Executive Director JJ O'Dell called the housing issue a "complex issue."
"I wish we could wave a magic wand to solve it," O'Dell said. "It's difficult, but there are a lot of people working on it, trying to find solutions, so that's the good thing."
The survey reported a 71% increase in average rent prices for Kootenai County. In May 2017, renters paid an average of $989 a month. Now, renters are paying an average of $1,695 a month.
Residents at Lakeside Village, an equal opportunity housing complex in Coeur d’Alene, pay a slightly discounted rate.
Khristina Tevis and her three daughters have been Lakeside Village residents for three years. She said she’s lucky to have found available and affordable housing.
“I pay $919 a month for a three-bedroom, one-and-a-half bath," Tevis said. "And that’s like a miracle here in Coeur d’Alene.
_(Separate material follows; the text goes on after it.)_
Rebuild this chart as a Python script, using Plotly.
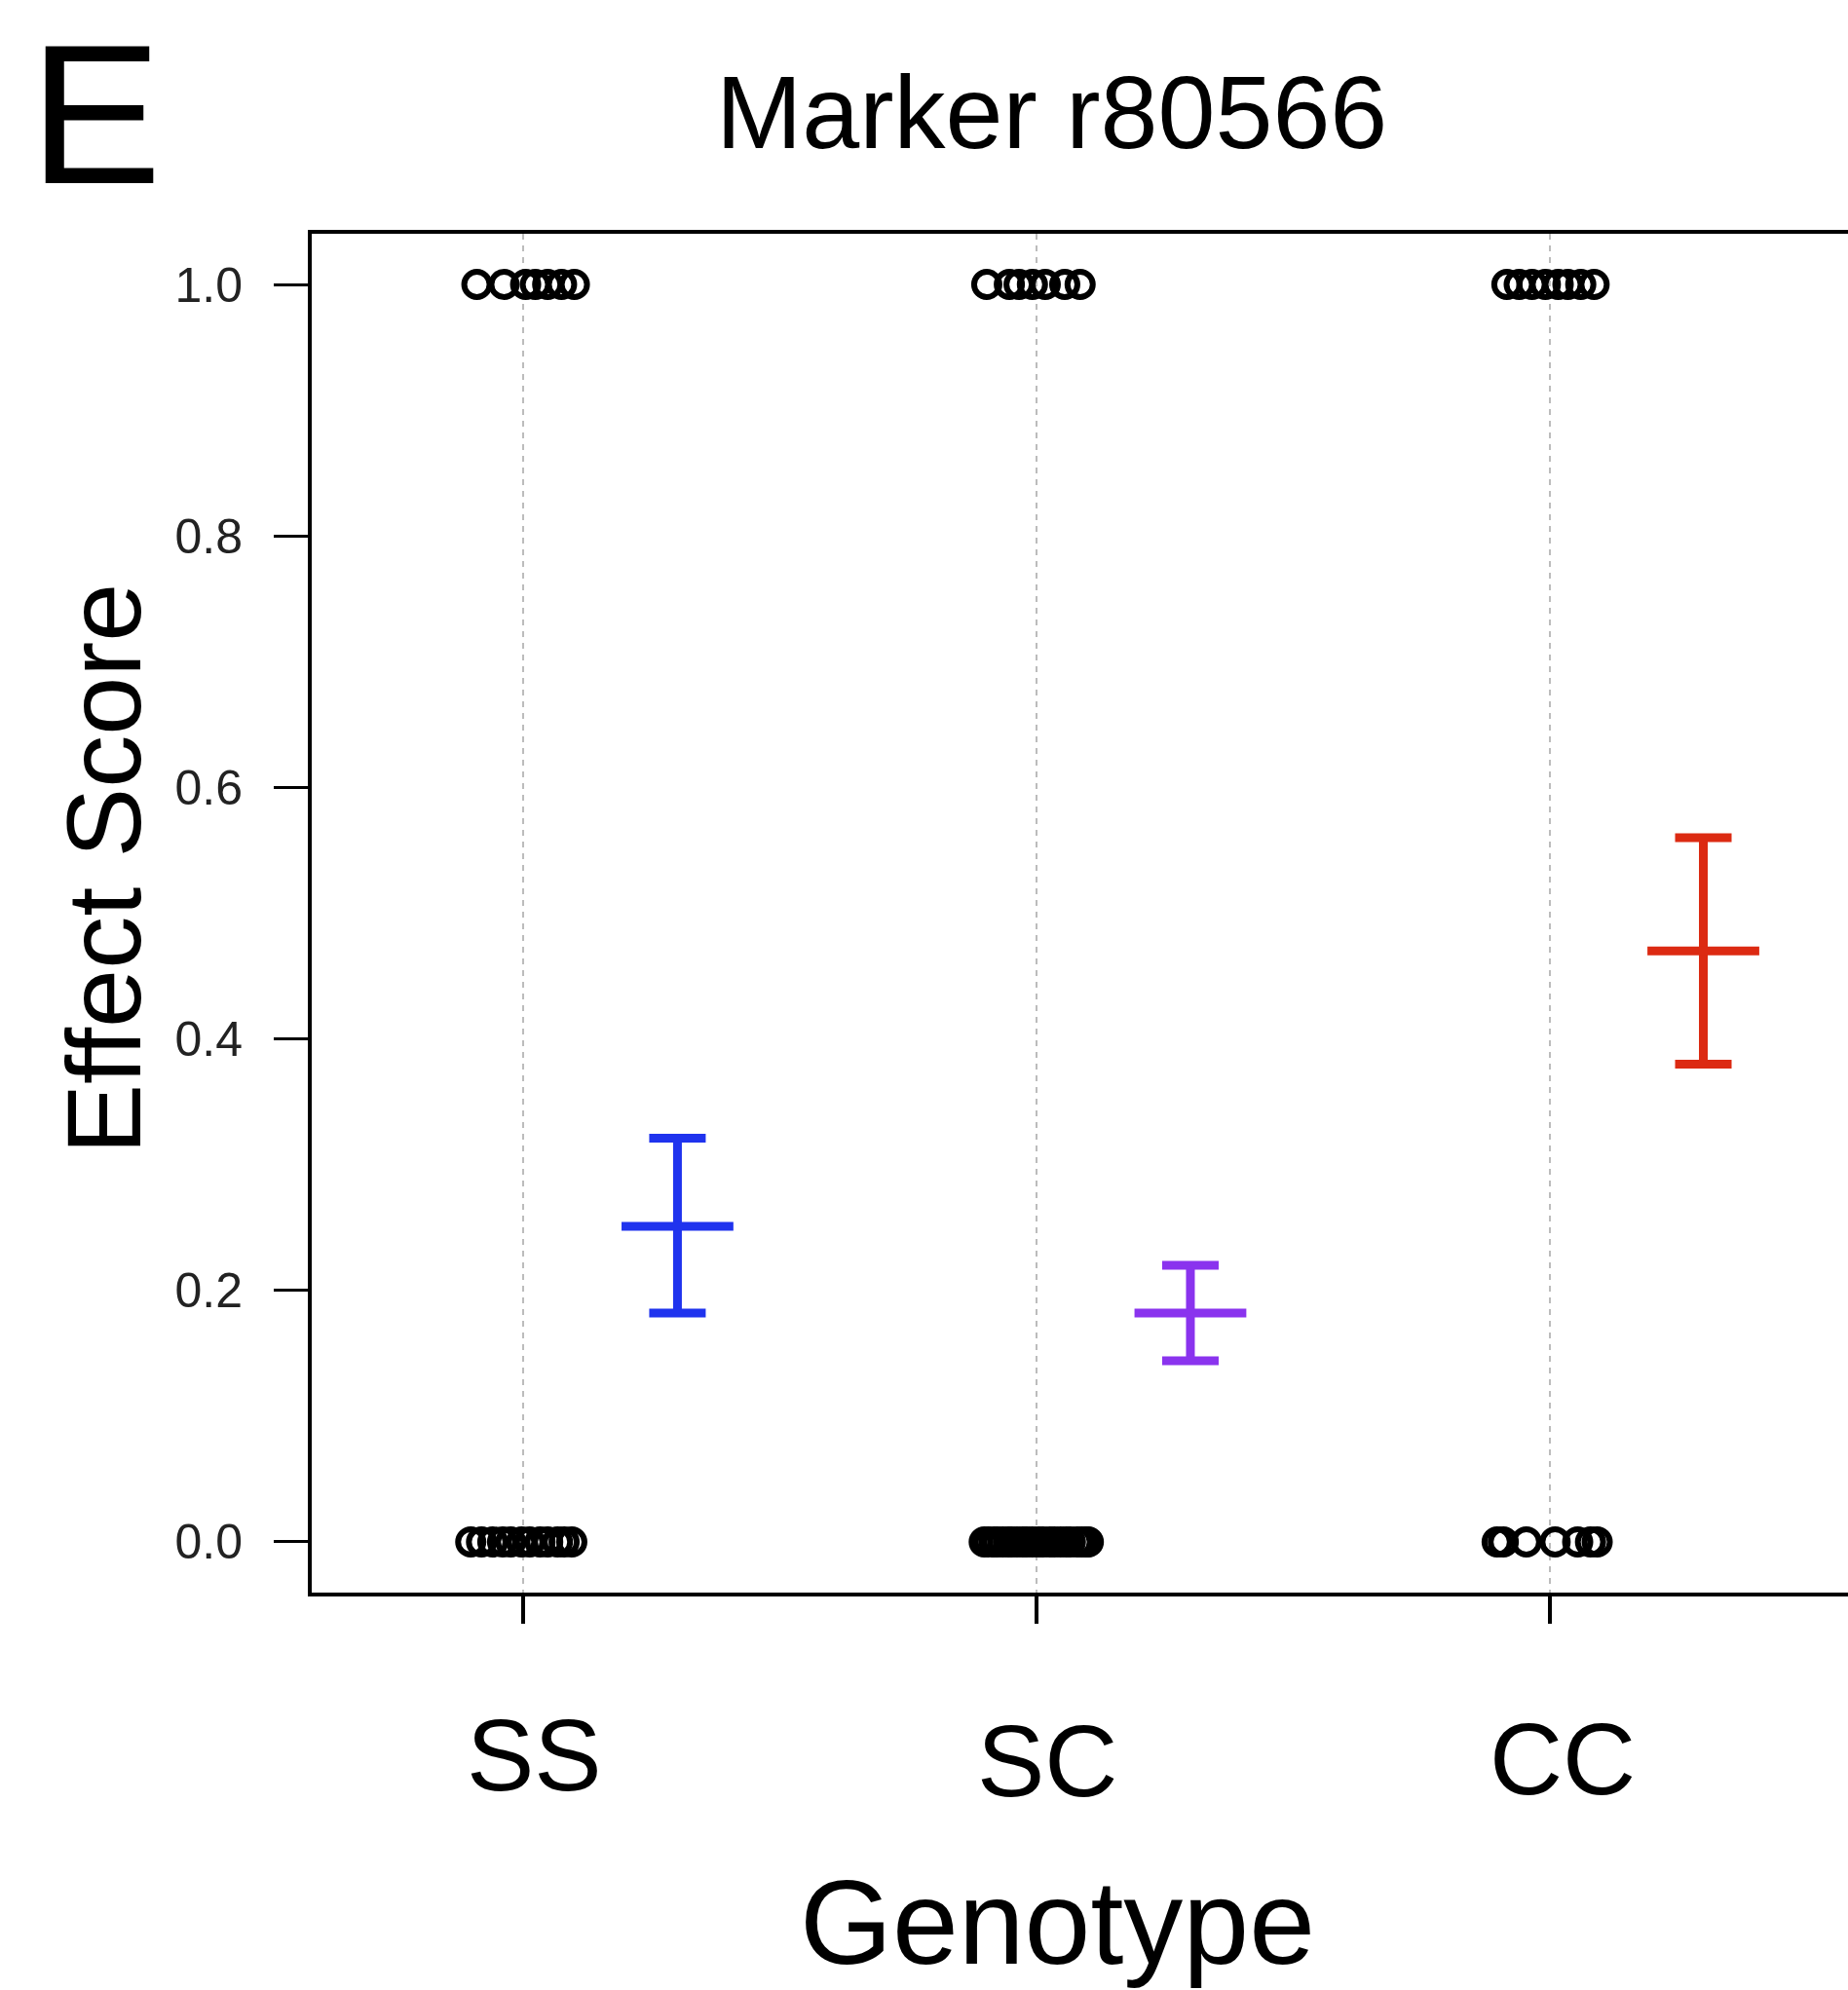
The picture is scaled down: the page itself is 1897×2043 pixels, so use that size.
import plotly.graph_objects as go

# Genotype groups and summary statistics of the effect score
genotypes = ["SS", "SC", "CC"]
group_pos = [1, 2, 3]
mean_score = [0.251, 0.182, 0.470]
upper_ci = [0.321, 0.220, 0.560]
lower_ci = [0.182, 0.144, 0.380]
bar_colors = ["#1f33ee", "#8a33ee", "#dc2a12"]

# Individual observations (binary outcome) with horizontal jitter per genotype
jitter_one = {
    "SS": [-0.091, -0.038, 0.004, 0.023, 0.047, 0.074, 0.099],
    "SC": [-0.097, -0.053, -0.034, -0.008, 0.017, 0.055, 0.085],
    "CC": [-0.083, -0.059, -0.034, -0.008, 0.017, 0.036, 0.061, 0.087],
}
jitter_zero = {
    "SS": [-0.103, -0.082, -0.060, -0.041, -0.025, -0.004, 0.012, 0.032,
           0.047, 0.066, 0.079, 0.094],
    "SC": [-0.102, -0.094, -0.083, -0.077, -0.066, -0.055, -0.049, -0.038,
           -0.027, -0.019, -0.008, 0.004, 0.013, 0.026, 0.035, 0.047, 0.058,
           0.066, 0.079, 0.088, 0.097, 0.101],
    "CC": [-0.102, -0.090, -0.045, 0.011, 0.055, 0.080, 0.093],
}
mean_offset = 0.3
y_ticks = [0.0, 0.2, 0.4, 0.6, 0.8, 1.0]

FONT = "Liberation Sans, Arial, Helvetica, sans-serif"
W, H = 1897, 2043
L, R, T, B = 320, 0, 240, 408


def px_x(p):
    return (p - L) / (W - L - R)


def px_y(p):
    return (H - B - p) / (H - T - B)


fig = go.Figure()

# jittered raw observations
for g, pos in zip(genotypes, group_pos):
    xs = [pos + j for j in jitter_one[g]] + [pos + j for j in jitter_zero[g]]
    ys = [1.0] * len(jitter_one[g]) + [0.0] * len(jitter_zero[g])
    fig.add_trace(go.Scatter(
        x=xs, y=ys, mode="markers",
        marker=dict(symbol="circle-open", size=26, color="black",
                    line=dict(width=6, color="black")),
        showlegend=False, hoverinfo="skip",
    ))

# mean with confidence interval
for i, pos in enumerate(group_pos):
    fig.add_trace(go.Scatter(
        x=[pos + mean_offset], y=[mean_score[i]], mode="markers",
        marker=dict(symbol="line-ew", size=82, color=bar_colors[i],
                    line=dict(width=9, color=bar_colors[i])),
        error_y=dict(type="data", symmetric=False,
                     array=[upper_ci[i] - mean_score[i]],
                     arrayminus=[mean_score[i] - lower_ci[i]],
                     color=bar_colors[i], thickness=9, width=29),
        showlegend=False,
    ))

fig.update_xaxes(
    range=[0.587, 3.582], tickvals=group_pos, showticklabels=False,
    showline=True, linewidth=4, linecolor="black", mirror=True,
    ticks="outside", ticklen=28, tickwidth=3.5, tickcolor="black",
    showgrid=True, gridcolor="#bcbcbc", gridwidth=2, griddash="6px,6px",
    zeroline=False,
)
fig.update_yaxes(
    range=[-0.0403, 1.0403], tickvals=y_ticks,
    ticktext=[f"{v:.1f}" for v in y_ticks],
    showline=True, linewidth=4, linecolor="black",
    ticks="outside", ticklen=35, tickwidth=3, tickcolor="black",
    tickfont=dict(family=FONT, size=50, color="#222222"),
    ticklabelstandoff=22,
    showgrid=False, zeroline=False,
)

annotations = [
    dict(text="E", x=px_x(28), y=px_y(117), xanchor="left", yanchor="middle",
         font=dict(family=FONT, size=204, color="black")),
    dict(text="Marker r80566", x=px_x(1079), y=px_y(115), xanchor="center",
         yanchor="middle", font=dict(family=FONT, size=106, color="black")),
    dict(text="Effect Score", x=px_x(107), y=px_y(892), xanchor="center",
         yanchor="middle", textangle=-90,
         font=dict(family=FONT, size=108, color="black")),
    dict(text="Genotype", x=px_x(1085), y=px_y(1974), xanchor="center",
         yanchor="middle", font=dict(family=FONT, size=122, color="black")),
]
label_px = [(548, 1802), (1075, 1808), (1604, 1806)]
for lab, (lx, ly) in zip(genotypes, label_px):
    annotations.append(dict(text=lab, x=px_x(lx), y=px_y(ly), xanchor="center",
                            yanchor="middle",
                            font=dict(family=FONT, size=104, color="black")))
for a in annotations:
    a.update(xref="paper", yref="paper", showarrow=False)

fig.update_layout(
    width=W, height=H,
    margin=dict(l=L, r=R, t=T, b=B, pad=0),
    paper_bgcolor="white", plot_bgcolor="white",
    annotations=annotations,
)

fig.write_html("out.html")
If I was anywhere else, I would probably be paying double that, if not more.”
The Coeur d’Alene association of realtors found the average rent in Kootenai County in December 2021 was over $1,400 a month.
Tevis is paying less, but she said she’s seen her friends struggle to find places to live firsthand.
“Some of them are just planning on honestly going couch surfing or living out of their cars for the summer,” Tevis said.
Now, it’s not as easy as for Tevis's friends to get into affordable housing.
“My understanding is that there’s a huge wait list," Tevis said. "I’ve actually recommended this place to a few of my friends and they just tell me the wait list is ridiculous.”
A property manager in CDA2030’s Kootenai County survey said its low-income housing wait list is one to two years.
Tevis said up to 40% of her income can go toward covering rent payments.
She said paying less than average on rent helps when considering other costs as a single mom.
“I don’t get any other assistance other than living in equal housing opportunity so that helps quite a bit," Tevis said. "A good chunk of it goes to groceries. I'm only able to get like half of my groceries now that things are just so expensive. Then there's gas and driving three girls around to three different schools. It cost me $80 to fill up my tank and I just drive an Impala. There’s no extra money for anything.”
Tevis said the current rent and housing situation in Idaho prevents her from being able to move and provide more space for her and her daughters.
“I’m basically figuring I’m going to be in this apartment for at least another year or two before we can move out and even think of buying a house and just trying to save anything is going to be ridiculous. So, we're just going to stay put as long as possible,” Tevis said.
According to Washington Trust Bank economist Steve Scranton, Idaho homeowners are experiencing similar financial demands when it comes to paying their mortgages. A February 2022 study found Idaho residents are paying an average of 57.2% of their earnings on mortgages today.